> _REQUIREMENTS_
Among the entries below, one stretch runs from the line that contains "Reproduce this chart with matplotlib." through the line that contains "yticks = [0, 10, 20, 30, 40, 50, 60, 70, 80]". Repeat that stretch exactly, ends included, and only that.

> _DATASET RECORDS_
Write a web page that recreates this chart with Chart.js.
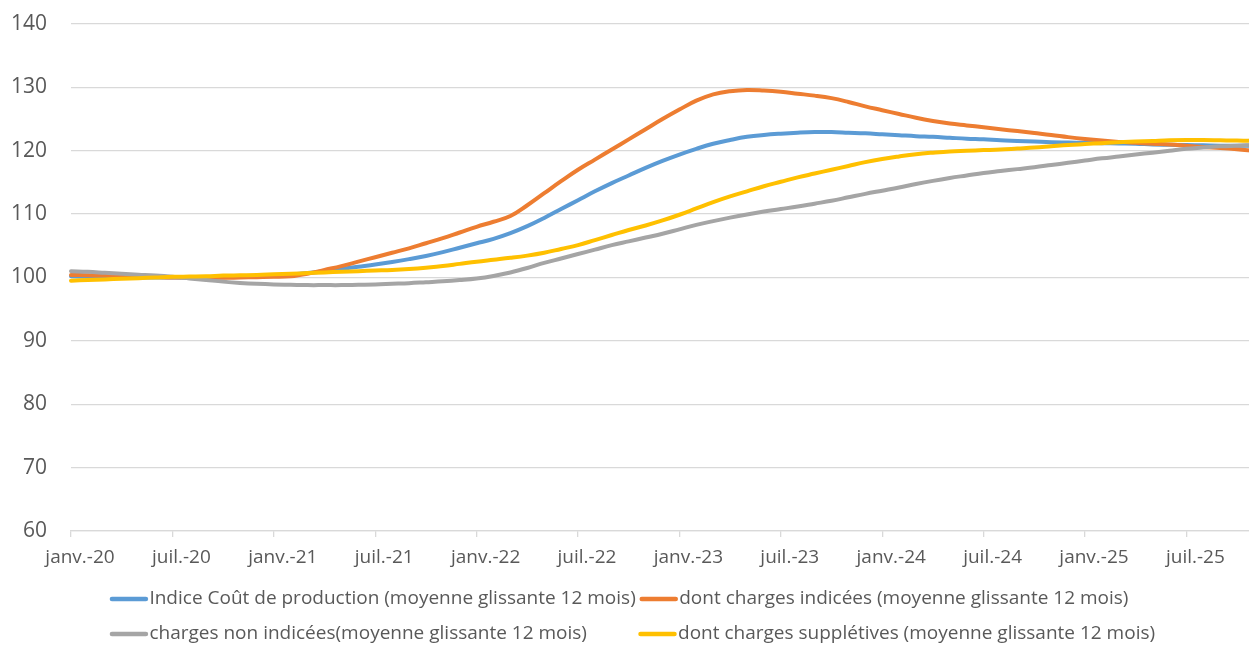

...

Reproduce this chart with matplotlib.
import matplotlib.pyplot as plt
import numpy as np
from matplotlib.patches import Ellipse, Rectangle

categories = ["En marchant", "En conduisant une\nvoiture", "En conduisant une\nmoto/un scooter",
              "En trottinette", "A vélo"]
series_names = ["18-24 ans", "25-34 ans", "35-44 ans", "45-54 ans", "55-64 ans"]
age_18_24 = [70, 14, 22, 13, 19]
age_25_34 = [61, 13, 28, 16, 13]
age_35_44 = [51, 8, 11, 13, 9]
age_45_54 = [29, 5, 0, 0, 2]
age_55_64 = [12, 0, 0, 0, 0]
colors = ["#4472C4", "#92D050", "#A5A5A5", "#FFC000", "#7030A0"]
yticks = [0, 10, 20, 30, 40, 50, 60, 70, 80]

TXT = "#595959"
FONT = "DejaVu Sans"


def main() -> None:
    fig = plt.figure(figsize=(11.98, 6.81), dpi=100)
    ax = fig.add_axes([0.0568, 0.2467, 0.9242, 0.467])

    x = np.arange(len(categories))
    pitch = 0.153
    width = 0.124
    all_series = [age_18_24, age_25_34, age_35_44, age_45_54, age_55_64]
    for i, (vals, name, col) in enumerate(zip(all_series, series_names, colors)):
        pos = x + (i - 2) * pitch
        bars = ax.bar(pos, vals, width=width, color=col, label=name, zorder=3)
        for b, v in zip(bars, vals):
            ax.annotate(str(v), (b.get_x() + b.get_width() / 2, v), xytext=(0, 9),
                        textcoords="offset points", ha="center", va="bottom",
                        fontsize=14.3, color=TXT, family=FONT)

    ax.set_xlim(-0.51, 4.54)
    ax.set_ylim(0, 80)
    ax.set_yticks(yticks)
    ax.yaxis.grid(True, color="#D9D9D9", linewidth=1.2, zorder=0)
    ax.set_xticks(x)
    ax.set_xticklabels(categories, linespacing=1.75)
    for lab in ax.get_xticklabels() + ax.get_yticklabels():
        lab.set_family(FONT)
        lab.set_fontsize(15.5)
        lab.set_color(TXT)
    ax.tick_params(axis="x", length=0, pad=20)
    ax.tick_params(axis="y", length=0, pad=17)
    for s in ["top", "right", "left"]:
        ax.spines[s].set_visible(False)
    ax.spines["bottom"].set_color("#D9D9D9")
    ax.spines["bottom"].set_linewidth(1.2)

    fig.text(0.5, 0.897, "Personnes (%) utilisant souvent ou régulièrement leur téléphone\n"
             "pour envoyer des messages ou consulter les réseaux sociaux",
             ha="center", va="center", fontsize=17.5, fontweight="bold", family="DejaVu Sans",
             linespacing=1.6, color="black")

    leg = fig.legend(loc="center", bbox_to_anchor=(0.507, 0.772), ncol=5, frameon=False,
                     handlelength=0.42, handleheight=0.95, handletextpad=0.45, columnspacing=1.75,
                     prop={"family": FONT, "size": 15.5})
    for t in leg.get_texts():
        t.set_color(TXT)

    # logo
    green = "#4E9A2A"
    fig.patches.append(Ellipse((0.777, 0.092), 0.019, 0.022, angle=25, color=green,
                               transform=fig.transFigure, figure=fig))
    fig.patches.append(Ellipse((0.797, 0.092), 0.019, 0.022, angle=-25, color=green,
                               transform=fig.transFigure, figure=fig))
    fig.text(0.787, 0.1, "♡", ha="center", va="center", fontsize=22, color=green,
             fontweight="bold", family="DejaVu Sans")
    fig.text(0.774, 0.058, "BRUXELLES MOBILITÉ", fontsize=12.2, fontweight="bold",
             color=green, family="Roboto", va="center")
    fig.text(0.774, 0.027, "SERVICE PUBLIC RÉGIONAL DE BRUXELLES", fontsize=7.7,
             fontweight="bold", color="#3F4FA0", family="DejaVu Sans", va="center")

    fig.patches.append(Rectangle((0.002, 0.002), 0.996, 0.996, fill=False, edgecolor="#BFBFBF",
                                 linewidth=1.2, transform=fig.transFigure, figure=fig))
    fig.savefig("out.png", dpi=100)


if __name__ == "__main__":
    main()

> _EXERCISE SOLUTION_
Reproduce this chart with matplotlib.
import matplotlib.pyplot as plt
import numpy as np
from matplotlib.patches import Ellipse, Rectangle

categories = ["En marchant", "En conduisant une\nvoiture", "En conduisant une\nmoto/un scooter",
              "En trottinette", "A vélo"]
series_names = ["18-24 ans", "25-34 ans", "35-44 ans", "45-54 ans", "55-64 ans"]
age_18_24 = [70, 14, 22, 13, 19]
age_25_34 = [61, 13, 28, 16, 13]
age_35_44 = [51, 8, 11, 13, 9]
age_45_54 = [29, 5, 0, 0, 2]
age_55_64 = [12, 0, 0, 0, 0]
colors = ["#4472C4", "#92D050", "#A5A5A5", "#FFC000", "#7030A0"]
yticks = [0, 10, 20, 30, 40, 50, 60, 70, 80]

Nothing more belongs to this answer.